From a development point of view, Harry Potter and the Deathly Hallows Part 1 is the story of trying to cater to at least two entirely different groups simultaneously. While officially it's been built for pre-teen boys and is pegged as a kind of introductory shooter, it's also been developed as a bit of an evolution for the series. It takes its cues from the book and movie; Hogwarts has been replaced with a moss-and-concrete English setting, Harry is on the run from the Ministry of Magic, and the guy is sporting some hefty "childhood-be-gone" stubble. Stuck somewhere between childhood and adulthood he's actually surprisingly representative of the game which seems to have been built to bridge that awkward and often frustrating gap between young and old, casual and hardcore gamer.
The problem, however, stems back to the book. The novels had grabbed the attention of a full spectrum of readers. I remember the days when I'd spend at least ten minutes of my bus journey trying to count how many business women were working through a copy of Potter. It had universal appeal despite the fact that it was first and foremost a children's novel.
Now the kids who treated the series like it was Beatlemania have grown up and probably become acquainted with console gaming along the way. But for the rest of the leftover Potter fans, it's unlikely they've been swallowed up by gaming culture in the same way. The new generation are unlikely to have learned the traditional controls of shooters. So Deathly Hallows Part 1 attempts to set up the building blocks of the genre instead, taking what was a basic kids' game and transplanting it to a mature genre - then distilling that genre to be accessible to kids and casual players.

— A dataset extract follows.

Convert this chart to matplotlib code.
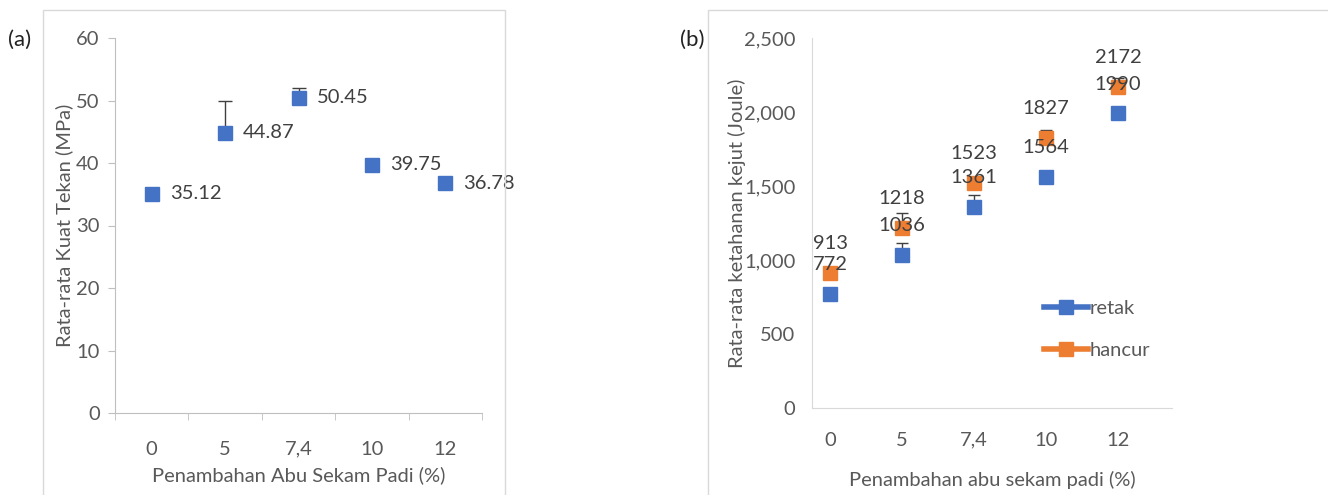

In the level I was shown Harry is on his own at the centre of the building of Ministry of Magic, in what is basically a faceless grey maze of corridors which are patrolled by various enemies. So immediately you're faced with two ways of dealing with the level: you can fight your way through it or pull on your invisibility cloak to stealth your way through the level.
The cloak system looks to be one of the more polished aspects at this stage, partly because it's nice to see a traditional gaming conceit like stealth being so well integrated with such a recognisable technology from the novels. So in standard stealth style the faster you move, the closer you get to people, the more noise you make, the more you burn through your ability to stay hidden - stand still and it will regenerate. Get close enough to the enemy and you can stun them.